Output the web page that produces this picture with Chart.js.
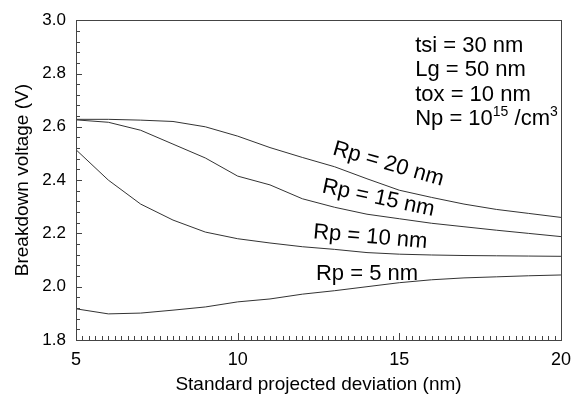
<!DOCTYPE html>
<html>
<head>
<meta charset="utf-8">
<script src="https://cdn.jsdelivr.net/npm/chart.js@4.4.1/dist/chart.umd.min.js"></script>
<style>
  html, body { margin: 0; padding: 0; background: #fff; }
  canvas { display: block; }
</style>
</head>
<body>
<canvas id="bvChart" width="580" height="396"></canvas>
<script>
// Odchylenie standardowe (nm) i napięcie przebicia (V) dla każdego Rp
const deviation = [5, 6, 7, 8, 9, 10, 11, 12, 13, 14, 15, 16, 17, 18, 19, 20];
const rp20 = [2.628, 2.628, 2.625, 2.620, 2.600, 2.565, 2.522, 2.485, 2.450, 2.405, 2.362, 2.335, 2.310, 2.290, 2.275, 2.260];
const rp15 = [2.626, 2.617, 2.587, 2.535, 2.483, 2.415, 2.382, 2.330, 2.298, 2.272, 2.255, 2.238, 2.225, 2.212, 2.200, 2.188];
const rp10 = [2.514, 2.400, 2.310, 2.250, 2.205, 2.180, 2.164, 2.150, 2.140, 2.128, 2.122, 2.119, 2.117, 2.116, 2.115, 2.114];
const rp5  = [1.917, 1.898, 1.901, 1.912, 1.924, 1.943, 1.954, 1.972, 1.985, 2.000, 2.015, 2.026, 2.033, 2.037, 2.041, 2.044];

const xTicks = [5, 10, 15, 20];
const yTicks = [1.8, 2.0, 2.2, 2.4, 2.6, 2.8, 3.0];

// Etykiety krzywych: tekst, pozycja w jednostkach danych, kąt (stopnie)
const curveLabels = [
    { text: 'Rp = 20 nm', x: 14.66, y: 2.460, angle: 16 },
    { text: 'Rp = 15 nm', x: 14.35, y: 2.332, angle: 12 },
    { text: 'Rp = 10 nm', x: 14.10, y: 2.186, angle: 5 },
    { text: 'Rp = 5 nm',  x: 14.00, y: 2.049, angle: 0 }
];
const paramLines = ['tsi = 30 nm', 'Lg = 50 nm', 'tox = 10 nm'];

const FONT = 'Arial, "Liberation Sans", sans-serif';
const LINE = '#333';

function toPoints(ys) {
    return deviation.map((x, i) => ({ x: x, y: ys[i] }));
}

// Ramka, ticki do środka i opisy
const extrasPlugin = {
    id: 'extras',
    afterDraw(chart) {
        const { ctx, chartArea: a, scales: { x, y } } = chart;
        ctx.save();
        ctx.strokeStyle = '#444';
        ctx.lineWidth = 1;
        ctx.strokeRect(Math.round(a.left) + 0.5, Math.round(a.top) + 0.5,
            Math.round(a.right - a.left), Math.round(a.bottom - a.top));

        ctx.beginPath();
        // ticki osi Y co 0.04, główne co 0.2
        for (let i = 0; i <= 30; i++) {
            const py = Math.round(y.getPixelForValue(1.8 + i * 0.04)) + 0.5;
            const len = (i % 5 === 0) ? 6 : 4;
            ctx.moveTo(a.left, py);
            ctx.lineTo(a.left + len, py);
        }
        // ticki osi X co 0.2, główne co 5
        for (let i = 0; i <= 75; i++) {
            const px = Math.round(x.getPixelForValue(5 + i * 0.2)) + 0.5;
            const len = (i % 25 === 0) ? 7 : 4;
            ctx.moveTo(px, a.bottom);
            ctx.lineTo(px, a.bottom - len);
        }
        ctx.stroke();

        // etykiety krzywych
        ctx.fillStyle = '#000';
        ctx.font = '22px ' + FONT;
        ctx.textAlign = 'center';
        ctx.textBaseline = 'middle';
        curveLabels.forEach(l => {
            ctx.save();
            ctx.translate(x.getPixelForValue(l.x), y.getPixelForValue(l.y));
            ctx.rotate(l.angle * Math.PI / 180);
            ctx.fillText(l.text, 0, 0);
            ctx.restore();
        });

        // parametry w prawym górnym rogu (linie bazowe)
        ctx.textAlign = 'left';
        ctx.textBaseline = 'alphabetic';
        ctx.font = '22px ' + FONT;
        const lx = x.getPixelForValue(15.49);
        const lineY = [2.882, 2.790, 2.697, 2.605];
        paramLines.forEach((t, i) => ctx.fillText(t, lx, y.getPixelForValue(lineY[i])));

        // Np = 10^15 /cm^3
        const ny = y.getPixelForValue(lineY[3]);
        let cx = lx;
        const part = (txt, size, dy) => {
            ctx.font = size + 'px ' + FONT;
            ctx.fillText(txt, cx, ny + dy);
            cx += ctx.measureText(txt).width;
        };
        part('Np = 10', 22, 0);
        part('15', 14, -9);
        part(' /cm', 22, 0);
        part('3', 14, -9);
        ctx.restore();
    }
};

const ctx = document.getElementById('bvChart').getContext('2d');
new Chart(ctx, {
    type: 'line',
    data: {
        datasets: [rp20, rp15, rp10, rp5].map(s => ({
            data: toPoints(s),
            borderColor: LINE,
            borderWidth: 1,
            pointRadius: 0,
            tension: 0,
            fill: false
        }))
    },
    plugins: [extrasPlugin],
    options: {
        responsive: false,
        animation: false,
        devicePixelRatio: 1,
        layout: { padding: { top: 15, right: 17, left: 0, bottom: 0 } },
        plugins: { legend: { display: false }, tooltip: { enabled: false } },
        scales: {
            x: {
                type: 'linear',
                min: 5,
                max: 20,
                afterBuildTicks: s => { s.ticks = xTicks.map(v => ({ value: v })); },
                afterFit: s => { s.height = 56; },
                grid: { display: false, drawTicks: false },
                border: { display: false },
                ticks: { color: '#000', font: { family: FONT, size: 18 }, padding: 9, maxRotation: 0, autoSkip: false },
                title: {
                    display: true,
                    text: 'Standard projected deviation (nm)',
                    color: '#000',
                    font: { family: FONT, size: 19 },
                    padding: { top: 0, bottom: 0 }
                }
            },
            y: {
                min: 1.8,
                max: 3.0,
                afterBuildTicks: s => { s.ticks = yTicks.map(v => ({ value: v })); },
                afterFit: s => { s.width = 76; },
                grid: { display: false, drawTicks: false },
                border: { display: false },
                ticks: {
                    color: '#000',
                    font: { family: FONT, size: 17 },
                    padding: 10,
                    autoSkip: false,
                    callback: v => Number(v).toFixed(1)
                },
                title: {
                    display: true,
                    text: 'Breakdown voltage (V)',
                    color: '#000',
                    font: { family: FONT, size: 19 },
                    padding: { top: 11, bottom: 0 }
                }
            }
        }
    }
});
</script>
</body>
</html>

━━━━━━━━━━

§ **What is needed**: Write out the data precisely as given, excluding the pictures.

§ **Worked answer**:
Output the web page that produces this picture with Chart.js.
<!DOCTYPE html>
<html>
<head>
<meta charset="utf-8">
<script src="https://cdn.jsdelivr.net/npm/chart.js@4.4.1/dist/chart.umd.min.js"></script>
<style>
  html, body { margin: 0; padding: 0; background: #fff; }
  canvas { display: block; }
</style>
</head>
<body>
<canvas id="bvChart" width="580" height="396"></canvas>
<script>
// Odchylenie standardowe (nm) i napięcie przebicia (V) dla każdego Rp
const deviation = [5, 6, 7, 8, 9, 10, 11, 12, 13, 14, 15, 16, 17, 18, 19, 20];
const rp20 = [2.628, 2.628, 2.625, 2.620, 2.600, 2.565, 2.522, 2.485, 2.450, 2.405, 2.362, 2.335, 2.310, 2.290, 2.275, 2.260];
const rp15 = [2.626, 2.617, 2.587, 2.535, 2.483, 2.415, 2.382, 2.330, 2.298, 2.272, 2.255, 2.238, 2.225, 2.212, 2.200, 2.188];
const rp10 = [2.514, 2.400, 2.310, 2.250, 2.205, 2.180, 2.164, 2.150, 2.140, 2.128, 2.122, 2.119, 2.117, 2.116, 2.115, 2.114];
const rp5  = [1.917, 1.898, 1.901, 1.912, 1.924, 1.943, 1.954, 1.972, 1.985, 2.000, 2.015, 2.026, 2.033, 2.037, 2.041, 2.044];

const xTicks = [5, 10, 15, 20];
const yTicks = [1.8, 2.0, 2.2, 2.4, 2.6, 2.8, 3.0];

// Etykiety krzywych: tekst, pozycja w jednostkach danych, kąt (stopnie)
const curveLabels = [
    { text: 'Rp = 20 nm', x: 14.66, y: 2.460, angle: 16 },
    { text: 'Rp = 15 nm', x: 14.35, y: 2.332, angle: 12 },
    { text: 'Rp = 10 nm', x: 14.10, y: 2.186, angle: 5 },
    { text: 'Rp = 5 nm',  x: 14.00, y: 2.049, angle: 0 }
];
const paramLines = ['tsi = 30 nm', 'Lg = 50 nm', 'tox = 10 nm'];

const FONT = 'Arial, "Liberation Sans", sans-serif';
const LINE = '#333';

function toPoints(ys) {
    return deviation.map((x, i) => ({ x: x, y: ys[i] }));
}

// Ramka, ticki do środka i opisy
const extrasPlugin = {
    id: 'extras',
    afterDraw(chart) {
        const { ctx, chartArea: a, scales: { x, y } } = chart;
        ctx.save();
        ctx.strokeStyle = '#444';
        ctx.lineWidth = 1;
        ctx.strokeRect(Math.round(a.left) + 0.5, Math.round(a.top) + 0.5,
            Math.round(a.right - a.left), Math.round(a.bottom - a.top));

        ctx.beginPath();
        // ticki osi Y co 0.04, główne co 0.2
        for (let i = 0; i <= 30; i++) {
            const py = Math.round(y.getPixelForValue(1.8 + i * 0.04)) + 0.5;
            const len = (i % 5 === 0) ? 6 : 4;
            ctx.moveTo(a.left, py);
            ctx.lineTo(a.left + len, py);
        }
        // ticki osi X co 0.2, główne co 5
        for (let i = 0; i <= 75; i++) {
            const px = Math.round(x.getPixelForValue(5 + i * 0.2)) + 0.5;
            const len = (i % 25 === 0) ? 7 : 4;
            ctx.moveTo(px, a.bottom);
            ctx.lineTo(px, a.bottom - len);
        }
        ctx.stroke();

        // etykiety krzywych
        ctx.fillStyle = '#000';
        ctx.font = '22px ' + FONT;
        ctx.textAlign = 'center';
        ctx.textBaseline = 'middle';
        curveLabels.forEach(l => {
            ctx.save();
            ctx.translate(x.getPixelForValue(l.x), y.getPixelForValue(l.y));
            ctx.rotate(l.angle * Math.PI / 180);
            ctx.fillText(l.text, 0, 0);
            ctx.restore();
        });

        // parametry w prawym górnym rogu (linie bazowe)
        ctx.textAlign = 'left';
        ctx.textBaseline = 'alphabetic';
        ctx.font = '22px ' + FONT;
        const lx = x.getPixelForValue(15.49);
        const lineY = [2.882, 2.790, 2.697, 2.605];
        paramLines.forEach((t, i) => ctx.fillText(t, lx, y.getPixelForValue(lineY[i])));

        // Np = 10^15 /cm^3
        const ny = y.getPixelForValue(lineY[3]);
        let cx = lx;
        const part = (txt, size, dy) => {
            ctx.font = size + 'px ' + FONT;
            ctx.fillText(txt, cx, ny + dy);
            cx += ctx.measureText(txt).width;
        };
        part('Np = 10', 22, 0);
        part('15', 14, -9);
        part(' /cm', 22, 0);
        part('3', 14, -9);
        ctx.restore();
    }
};

const ctx = document.getElementById('bvChart').getContext('2d');
new Chart(ctx, {
    type: 'line',
    data: {
        datasets: [rp20, rp15, rp10, rp5].map(s => ({
            data: toPoints(s),
            borderColor: LINE,
            borderWidth: 1,
            pointRadius: 0,
            tension: 0,
            fill: false
        }))
    },
    plugins: [extrasPlugin],
    options: {
        responsive: false,
        animation: false,
        devicePixelRatio: 1,
        layout: { padding: { top: 15, right: 17, left: 0, bottom: 0 } },
        plugins: { legend: { display: false }, tooltip: { enabled: false } },
        scales: {
            x: {
                type: 'linear',
                min: 5,
                max: 20,
                afterBuildTicks: s => { s.ticks = xTicks.map(v => ({ value: v })); },
                afterFit: s => { s.height = 56; },
                grid: { display: false, drawTicks: false },
                border: { display: false },
                ticks: { color: '#000', font: { family: FONT, size: 18 }, padding: 9, maxRotation: 0, autoSkip: false },
                title: {
                    display: true,
                    text: 'Standard projected deviation (nm)',
                    color: '#000',
                    font: { family: FONT, size: 19 },
                    padding: { top: 0, bottom: 0 }
                }
            },
            y: {
                min: 1.8,
                max: 3.0,
                afterBuildTicks: s => { s.ticks = yTicks.map(v => ({ value: v })); },
                afterFit: s => { s.width = 76; },
                grid: { display: false, drawTicks: false },
                border: { display: false },
                ticks: {
                    color: '#000',
                    font: { family: FONT, size: 17 },
                    padding: 10,
                    autoSkip: false,
                    callback: v => Number(v).toFixed(1)
                },
                title: {
                    display: true,
                    text: 'Breakdown voltage (V)',
                    color: '#000',
                    font: { family: FONT, size: 19 },
                    padding: { top: 11, bottom: 0 }
                }
            }
        }
    }
});
</script>
</body>
</html>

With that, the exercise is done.